Away from the glare of television cameras and his domestic critics, Indian Prime Minister Narendra Modi’s visit to the United Kingdom last week has managed to radically reshape the contours of the India-UK partnership. Where the media was keen to highlight the controversies surrounding Modi, he has managed to redefine the India-UK relationship for the new century. Though the two countries sealed £9 billion worth of commercial deals in the retail, logistics, energy, finance, IT, education, and health sectors, it was the perceptual change in this bilateral relationship that will have a lasting impact on its future trajectory, which was seemingly headed nowhere before this visit.
Modi’s visit came at a time when there were widespread doubts in the UK regarding New Delhi’s seriousness about the bilateral at all, despite British Prime Minister David Cameron’s impressive outreach to India. Ever since he came to office six years ago, Cameron had made a serious effort to upgrade India-UK ties. In fact, in his first term, India was at the top of the list of emerging powers his government decided to court, only to be snubbed by India’s government, then led by the Congress-led United Progressive Alliance coalition. This is one of the reasons why, in Cameron’s second term, China has received outsized attention. Chinese President’s Xi Jinping’s successful visit to the UK last month resulted in the two nations signing £40bn in contracts, including for a project to build a nuclear power station in Britain. Modi therefore recognized that it was time for him to reciprocate Cameron’s investment in India.
Indian diplomats have a tendency to say that the UK is nothing but 51st state of the United States. While this may be clever rhetoric, it is counterproductive and myopic. In recent times, there has been a divergence between the U.S. and the UK on a range of issues. Modi’s visit has managed to successfully put India-UK ties back on track with redefined terms: India is no longer a supplicant, but an emerging power. It is even providing jobs to the British economy. Modi’s visit to Jaguar Land Rover, which is owned by India’s Tata Motors, was meant to underscore this changing dynamic. His outreach to the Indian diaspora also signalled the increasing power of the British-Indian community in UK politics. When Cameron mentioned the growing list of British-Indian MPs and suggested that soon a British-Indian might even the prime minister of the UK, he was merely stating the obvious.Enjoying this article? Click here to subscribe for full access. Just $5 a month.

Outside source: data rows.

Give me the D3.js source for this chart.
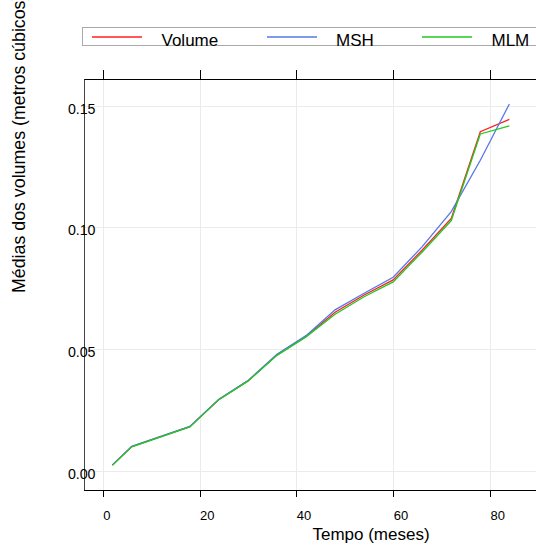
<!DOCTYPE html>
<html>
<head>
<meta charset="utf-8">
<script src="https://cdn.jsdelivr.net/npm/d3@7"></script>
<style>
  body { margin: 0; background: #fff; }
  svg { display: block; font-family: "Liberation Sans", Arial, sans-serif; }
</style>
</head>
<body>
<svg width="536" height="553"></svg>
<script>
// meses
const meses = [2, 6, 18, 24, 30, 36, 42, 48, 54, 60, 66, 72, 78, 84];
// médias observadas e estimadas
const volume = [0.0023, 0.0099, 0.0181, 0.0293, 0.0369, 0.0476, 0.0552, 0.0651, 0.0722, 0.0784, 0.0907, 0.1037, 0.1393, 0.1444];
const msh    = [0.0024, 0.0100, 0.0182, 0.0294, 0.0370, 0.0478, 0.0555, 0.0661, 0.0729, 0.0795, 0.0921, 0.1065, 0.1276, 0.1507];
const mlm    = [0.0022, 0.0098, 0.0180, 0.0292, 0.0368, 0.0474, 0.0550, 0.0643, 0.0715, 0.0776, 0.0899, 0.1028, 0.1384, 0.1417];

const xTicks = [0, 20, 40, 60, 80];
const yTicks = [0, 0.05, 0.10, 0.15];
const nomes = ["Volume", "MSH", "MLM"];
const cores = ["#ff2020", "#5577e6", "#22c822"];

const svg = d3.select("svg");
const pLeft = 84, pTop = 79.5, pBottom = 490, pRight = 540;

const x = d3.scaleLinear().domain([0, 80]).range([102.7, 490]);
const y = d3.scaleLinear().domain([0, 0.15]).range([470.7, 105.7]);

// grade
svg.append("g").selectAll("line").data(xTicks).enter().append("line")
  .attr("x1", d => Math.round(x(d)) + 0.5).attr("x2", d => Math.round(x(d)) + 0.5)
  .attr("y1", pTop).attr("y2", pBottom)
  .attr("stroke", "#ebebeb");
svg.append("g").selectAll("line").data(yTicks).enter().append("line")
  .attr("x1", pLeft).attr("x2", pRight)
  .attr("y1", d => Math.round(y(d)) + 0.5).attr("y2", d => Math.round(y(d)) + 0.5)
  .attr("stroke", "#ebebeb");

// eixos
svg.append("line").attr("x1", pLeft).attr("x2", pRight).attr("y1", pBottom + 0.5).attr("y2", pBottom + 0.5).attr("stroke", "#000");
svg.append("line").attr("x1", pLeft).attr("x2", pRight).attr("y1", pTop).attr("y2", pTop).attr("stroke", "#000");
svg.append("line").attr("x1", pLeft + 0.5).attr("x2", pLeft + 0.5).attr("y1", pTop).attr("y2", pBottom).attr("stroke", "#444");

// ticks de baixo e de cima
svg.append("g").selectAll("line").data(xTicks).enter().append("line")
  .attr("x1", d => Math.round(x(d)) + 0.5).attr("x2", d => Math.round(x(d)) + 0.5)
  .attr("y1", pBottom).attr("y2", pBottom + 7)
  .attr("stroke", "#000");
svg.append("g").selectAll("line").data(xTicks).enter().append("line")
  .attr("x1", d => Math.round(x(d)) + 0.5).attr("x2", d => Math.round(x(d)) + 0.5)
  .attr("y1", 70).attr("y2", pTop)
  .attr("stroke", "#000");

svg.append("g").selectAll("text").data(xTicks).enter().append("text")
  .attr("x", d => x(d) + 0.5).attr("y", 519.5)
  .attr("font-size", 13).attr("fill", "#000")
  .text(d => d);

svg.append("g").selectAll("text").data(yTicks).enter().append("text")
  .attr("x", 95.5).attr("y", d => y(d) + 7.8)
  .attr("text-anchor", "end")
  .attr("font-size", 14.2).attr("fill", "#000")
  .text(d => d.toFixed(2));

// linhas
const linha = d3.line().x(d => x(d[0])).y(d => y(d[1]));
[volume, msh, mlm].forEach((serie, i) => {
  svg.append("path")
    .datum(meses.map((m, j) => [m, serie[j]]))
    .attr("d", linha)
    .attr("fill", "none")
    .attr("stroke", cores[i])
    .attr("stroke-width", 1.3);
});

// títulos
svg.append("text").attr("x", 371).attr("y", 540)
  .attr("text-anchor", "middle").attr("font-size", 17)
  .text("Tempo (meses)");
svg.append("text")
  .attr("transform", "translate(25,293) rotate(-90)")
  .attr("font-size", 17.8)
  .text("Médias dos volumes (metros cúbicos)");

// legenda
svg.append("rect").attr("x", 82.5).attr("y", 27.5).attr("width", 470).attr("height", 18)
  .attr("fill", "#fff").attr("stroke", "#aaa");
const legX = [92, 267, 422];
const txtX = [161.5, 336, 491.5];
nomes.forEach((n, i) => {
  svg.append("line").attr("x1", legX[i]).attr("x2", legX[i] + 50)
    .attr("y1", 37).attr("y2", 37)
    .attr("stroke", cores[i]).attr("stroke-width", 1.3);
  svg.append("text").attr("x", txtX[i]).attr("y", 45.5)
    .attr("font-size", 17).text(n);
});
</script>
</body>
</html>
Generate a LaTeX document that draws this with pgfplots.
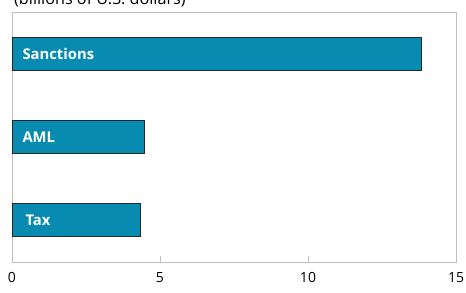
\documentclass[border=0pt]{standalone}
\usepackage{fontspec}
\setmainfont{Open Sans}
\usepackage{pgfplots}
\pgfplotsset{compat=1.18}
\definecolor{barblue}{RGB}{8,139,176}
\definecolor{framegray}{RGB}{191,191,191}
\begin{document}
\begin{tikzpicture}
\begin{axis}[
  at={(0,0)}, anchor=south west,
  scale only axis,
  width=444bp, height=250bp,
  xmin=0, xmax=15, ymin=-0.5, ymax=2.5,
  xbar, bar width=33bp,
  axis line style={draw=framegray, line width=0.8bp},
  xtick={0,5,10,15},
  ytick=\empty,
  tick align=inside,
  xtick pos=bottom,
  major tick length=6bp,
  xtick style={draw=framegray, line width=0.8bp},
  /pgf/number format/assume math mode=true,
  xticklabel style={font=\fontsize{14bp}{16bp}\selectfont, text=black, yshift=-7bp},
  clip=false,
]
\addplot[fill=barblue, draw=black!85, line width=0.8bp] coordinates {(4.35,0) (4.46,1) (13.84,2)};
\node[anchor=west, text=white, font=\fontsize{14.8bp}{17bp}\selectfont\bfseries, xshift=7bp] at (axis cs:0,2) {Sanctions};
\node[anchor=west, text=white, font=\fontsize{14.8bp}{17bp}\selectfont\bfseries, xshift=7bp] at (axis cs:0,1) {AML};
\node[anchor=west, text=white, font=\fontsize{14.8bp}{17bp}\selectfont\bfseries, xshift=10bp] at (axis cs:0,0) {Tax};
\end{axis}
\node[anchor=base west, font=\fontsize{16.2bp}{18bp}\selectfont, inner sep=0pt] at (2bp,257.5bp) {(billions of U.S. dollars)};
\pgfresetboundingbox
\useasboundingbox (-12bp,-31bp) rectangle (454bp,262bp);
\end{tikzpicture}
\end{document}
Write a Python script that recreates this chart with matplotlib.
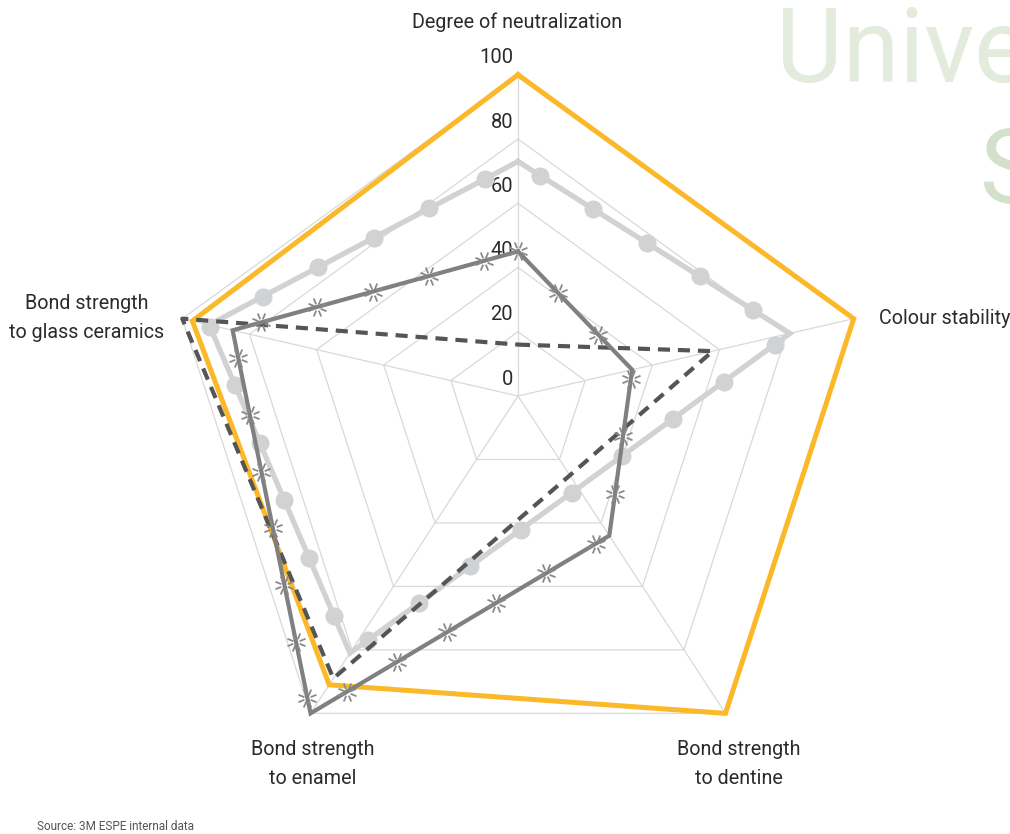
import numpy as np
import matplotlib
matplotlib.use('Agg')
import matplotlib.pyplot as plt
from matplotlib.path import Path

# categories, clockwise from the top
categories = ['Degree of neutralization', 'Colour stability', 'Bond strength\nto dentine',
              'Bond strength\nto enamel', 'Bond strength\nto glass ceramics']
tick_values = [0, 20, 40, 60, 80, 100]

orange_vals = [100, 100, 100, 91, 97]
light_vals = [73, 81, 29, 81, 92]
dark_vals = [45, 34, 44, 100, 85]
dashed_vals = [16, 58, 25, 89, 100]

plt.rcParams['font.family'] = ['Roboto', 'DejaVu Sans']

# spoke directions (chart is drawn slightly skewed, as in the original artwork)
ang = np.deg2rad(90 - 72 * np.arange(5))
dx = np.cos(ang)
dy = np.sin(ang) - 0.09


def xy(vals):
    v = np.asarray(vals, dtype=float)
    return v * dx, v * dy


def along(x, y, step, start):
    # positions spaced evenly along the closed outline, for the pattern markers
    px = np.append(x, x[0])
    py = np.append(y, y[0])
    cum = np.concatenate([[0], np.cumsum(np.hypot(np.diff(px), np.diff(py)))])
    s = np.arange(start, cum[-1] - step * 0.4, step)
    return np.interp(s, cum, px), np.interp(s, cum, py)


# hollow asterisk marker
verts, codes = [], []
for a in np.deg2rad(np.arange(0, 360, 45) + 22.5):
    verts += [(0.35 * np.cos(a), 0.35 * np.sin(a)), (np.cos(a), np.sin(a))]
    codes += [Path.MOVETO, Path.LINETO]
star = Path(verts, codes)

fig = plt.figure(figsize=(10.1, 8.34), dpi=100)
ax = fig.add_axes([0, 0, 1, 1])
scale = 3.53  # px per unit
ax.set_xlim(-518 / scale, (1010 - 518) / scale)
ax.set_ylim(-(834 - 396) / scale, 396 / scale)
ax.axis('off')

# grid
grid_c = '#d9d9d9'
for r in tick_values[1:]:
    gx, gy = xy([r] * 5)
    ax.plot(np.append(gx, gx[0]), np.append(gy, gy[0]), color=grid_c, lw=0.9, zorder=1)
for k in range(5):
    ax.plot([0, 100 * dx[k]], [0, 100 * dy[k]], color=grid_c, lw=0.9, zorder=1)

for t in tick_values:
    ax.text(-1.4, t * dy[0] + 4.8, str(t), ha='right', va='center', fontsize=14.5,
            color='#2b2b2b')

# series
ox, oy = xy(orange_vals)
ax.plot(np.append(ox, ox[0]), np.append(oy, oy[0]), color='#fbb829', lw=3.6,
        solid_joinstyle='miter', zorder=3)

lx, ly = xy(light_vals)
ax.plot(np.append(lx, lx[0]), np.append(ly, ly[0]), color='#d1d2d4', lw=3.8,
        solid_joinstyle='miter', zorder=4)
mx, my = along(lx, ly, 17.8, 7.5)
ax.plot(mx, my, 'o', color='#d1d2d4', ms=13, mew=0, zorder=4)

sx, sy = xy(dashed_vals)
ax.plot(np.append(sx, sx[0]), np.append(sy, sy[0]), color='#555555', lw=3,
        ls=(0, (2.9, 1.9)), zorder=5)

kx, ky = xy(dark_vals)
ax.plot(np.append(kx, kx[0]), np.append(ky, ky[0]), color='#808080', lw=3,
        solid_joinstyle='miter', zorder=6)
ax2x, ax2y = along(kx, ky, 16.4, 0)
ax.plot(ax2x, ax2y, ls='none', marker=star, color='#8a8a8a', ms=13, mew=1.3, zorder=6)

# category labels
lab = dict(fontsize=14.2, color='#2b2b2b', linespacing=1.7)
fig.text(517 / 1010, 1 - 22 / 834, categories[0], ha='center', va='center', **lab)
fig.text(879 / 1010, 1 - 319 / 834, categories[1], ha='left', va='center', **lab)
fig.text(739 / 1010, 1 - 764 / 834, categories[2], ha='center', va='center', **lab)
fig.text(313 / 1010, 1 - 764 / 834, categories[3], ha='center', va='center', **lab)
fig.text(87 / 1010, 1 - 318 / 834, categories[4], ha='center', va='center', **lab)

fig.text(37 / 1010, 1 - 826 / 834, 'Source: 3M ESPE internal data', ha='left', va='center',
         fontsize=8.5, color='#555555')

# watermark
fig.text(776 / 1010, 1 - 82 / 834, 'University', ha='left', va='baseline', fontsize=74,
         color='#e3ebdc', zorder=0)
fig.text(980 / 1010, 1 - 203 / 834, 'S', ha='left', va='baseline', fontsize=74,
         color='#d3e1cb', zorder=0)

fig.savefig('out.png', dpi=100)
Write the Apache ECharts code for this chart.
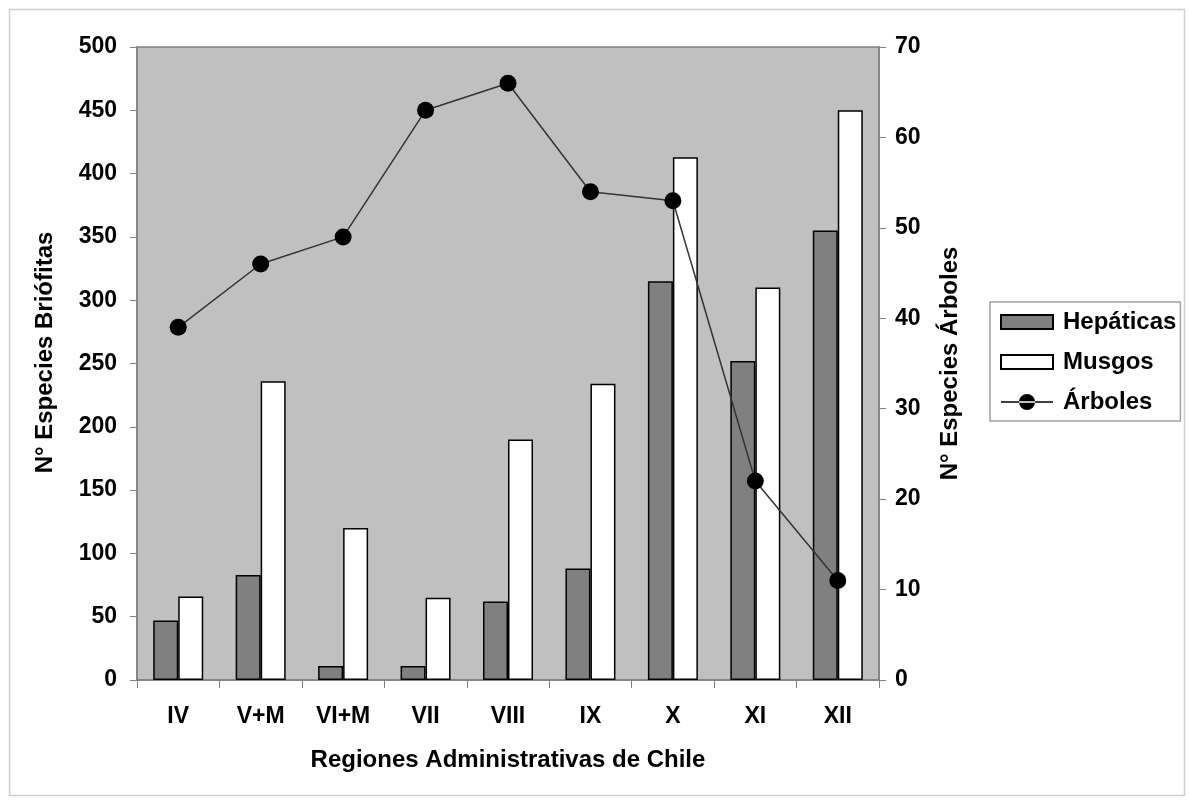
<!DOCTYPE html>
<html>
<head>
<meta charset="utf-8">
<title>Especies de briófitas y árboles por región</title>
<script src="https://cdn.jsdelivr.net/npm/echarts@6/dist/echarts.min.js"></script>
<style>
  html, body { margin: 0; padding: 0; background: #ffffff; }
  #chart { width: 1189px; height: 800px; }
</style>
</head>
<body>
<div id="chart"></div>
<script>
// Regiones administrativas (eje de categorías)
const regiones = ['IV', 'V+M', 'VI+M', 'VII', 'VIII', 'IX', 'X', 'XI', 'XII'];
// Número de especies de hepáticas y musgos (eje izquierdo)
const hepaticas = [47, 83, 11, 11, 62, 88, 315, 252, 355];
const musgos = [66, 236, 120, 65, 190, 234, 413, 310, 450];
// Número de especies de árboles (eje derecho)
const arboles = [39, 46, 49, 63, 66, 54, 53, 22, 11];

const FONT = '"Liberation Sans", Arial, sans-serif';
const axisGray = '#808080';
const tickFont = { fontFamily: FONT, fontSize: 23, fontWeight: 'bold', color: '#000' };
const nameFont = { fontFamily: FONT, fontSize: 24, fontWeight: 'bold', color: '#000' };

// Icono de leyenda: línea horizontal con un círculo en el centro
const lineDotIcon = 'path://M0,7.3 L52,7.3 L52,8.7 L0,8.7 Z M18,8 A8,8 0 1,0 34,8 A8,8 0 1,0 18,8 Z';

const chart = echarts.init(document.getElementById('chart'), null, { renderer: 'canvas' });

chart.setOption({
  backgroundColor: '#ffffff',
  animation: false,
  textStyle: { fontFamily: FONT },
  graphic: [{
    type: 'rect',
    left: 7, top: 7,
    shape: { width: 1175, height: 786 },
    style: { fill: 'none', stroke: '#cfcfcf', lineWidth: 1.5 },
    silent: true,
    z: -1
  }],
  grid: {
    left: 137, right: 310, top: 47, bottom: 120,
    show: true,
    backgroundColor: '#c0c0c0',
    borderColor: axisGray,
    borderWidth: 1.5
  },
  legend: {
    orient: 'vertical',
    left: 990, top: 302,
    itemWidth: 52, itemHeight: 16, itemGap: 14,
    padding: [7, 4, 6, 10],
    borderColor: '#a0a0a0', borderWidth: 1.5,
    backgroundColor: '#ffffff',
    textStyle: { fontFamily: FONT, fontSize: 24, fontWeight: 'bold', color: '#000', lineHeight: 26, padding: [0, 0, 0, 5] },
    data: [
      { name: 'Hepáticas', icon: 'path://M0,1 L52,1 L52,15 L0,15 Z' },
      { name: 'Musgos', icon: 'path://M0,1 L52,1 L52,15 L0,15 Z' },
      { name: 'Árboles', icon: lineDotIcon }
    ]
  },
  xAxis: {
    type: 'category',
    data: regiones,
    name: 'Regiones Administrativas de Chile',
    nameLocation: 'middle',
    nameGap: 68,
    nameTextStyle: nameFont,
    axisLine: { lineStyle: { color: axisGray, width: 1.5 } },
    axisTick: { show: true, length: 8, inside: false, lineStyle: { color: axisGray } },
    axisLabel: Object.assign({ margin: 25 }, tickFont)
  },
  yAxis: [{
    type: 'value',
    min: 0, max: 500, interval: 50,
    name: 'N° Especies Briófitas',
    nameLocation: 'middle',
    nameGap: 80,
    nameTextStyle: Object.assign({ padding: [0, 0, 0, 22] }, nameFont),
    axisLine: { show: true, lineStyle: { color: axisGray, width: 1.5 } },
    axisTick: { show: true, length: 7, lineStyle: { color: axisGray } },
    splitLine: { show: false },
    axisLabel: Object.assign({ margin: 20 }, tickFont)
  }, {
    type: 'value',
    min: 0, max: 70, interval: 10,
    name: 'N° Especies Árboles',
    nameLocation: 'middle',
    nameGap: 59,
    nameTextStyle: nameFont,
    axisLine: { show: true, lineStyle: { color: axisGray, width: 1.5 } },
    axisTick: { show: true, length: 7, lineStyle: { color: axisGray } },
    splitLine: { show: false },
    axisLabel: Object.assign({ margin: 16 }, tickFont)
  }],
  series: [{
    name: 'Hepáticas',
    type: 'bar',
    data: hepaticas,
    barWidth: 25,
    barGap: '0%',
    itemStyle: { color: '#808080', borderColor: '#000', borderWidth: 1.5 }
  }, {
    name: 'Musgos',
    type: 'bar',
    data: musgos,
    barWidth: 25,
    itemStyle: { color: '#ffffff', borderColor: '#000', borderWidth: 1.5 }
  }, {
    name: 'Árboles',
    type: 'line',
    yAxisIndex: 1,
    data: arboles,
    symbol: 'circle',
    symbolSize: 17,
    lineStyle: { color: '#333333', width: 1.5 },
    itemStyle: { color: '#000000' },
    z: 5
  }]
});
</script>
</body>
</html>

Economics, of course, stands at the heart of the India-UK relationship. Cameron wants to make the UK a part of the Indian economy’s success story while Modi would like greater British investment in support of his ‘Make in India’ initiative. India can leverage other British advantages as well. From education, health, culture, infrastructure, science, and high-technology to areas such as policing and intelligence, Britain is still a global leader. India needs to keep this in mind as it approaches its engagement with the UK. Britain is keen to share its expertise at this point to help in building capacities in India. India needs to be more receptive. Modi’s visit made it clear that he sees the UK as a vital partner for India’s domestic economy.
More significantly, Modi has made the relationship more forward looking. He made an attempt to lay the legacy of Britain’s imperial past to rest when he suggested that “the soil of London” had given birth to India’s “freedom struggle,” referencing India’s numerous freedom fighters who studied in the UK. Moreover, where in the past, Pakistan was viewed as a key stumbling block in India-UK ties, this was not the case this time around. Refreshingly, in his multiple public engagements in the UK, Modi never once mentioned Pakistan. The only reference to the Pakistan came in the Modi-Cameron joint statement in which the two leaders reiterated “their call for Pakistan to bring the perpetrators of the November 2008 terrorist attack in Mumbai to justice,” even as they underscored their resolve “to work together to disrupt all financial and tactical support for terrorist networks including ISIL, al-Qaeda, Lashkar-e-Toiba, Hizb-ul-Mujahideen, the Haqqanis and associated groups.” The two sides managed to successfully conclude negotiations on a bilateral Civil Nuclear Cooperation agreement signed in 2010, providing a framework for further cooperation. The UK reiterated its strong support for India’s permanent membership in the UN Security Council.
Where the UK has failed is in articulating a broader strategic vision for its ties with India. This is related to its failure to view Asia beyond economics and trade. Modi had an opportunity to clarify some of these larger issues during his trip. Both sides seem to recognize this challenge. In the first speech by a serving Indian prime minister to the British Parliament, Modi said that the UK and India were “two strong economies and two innovative societies,” but their relationship “must set higher ambitions.” Modi’s visit has succeeded in changing the course of India-UK ties considerably. It will be now up to the two nations to build on the success of the Indian prime minister’s state visit.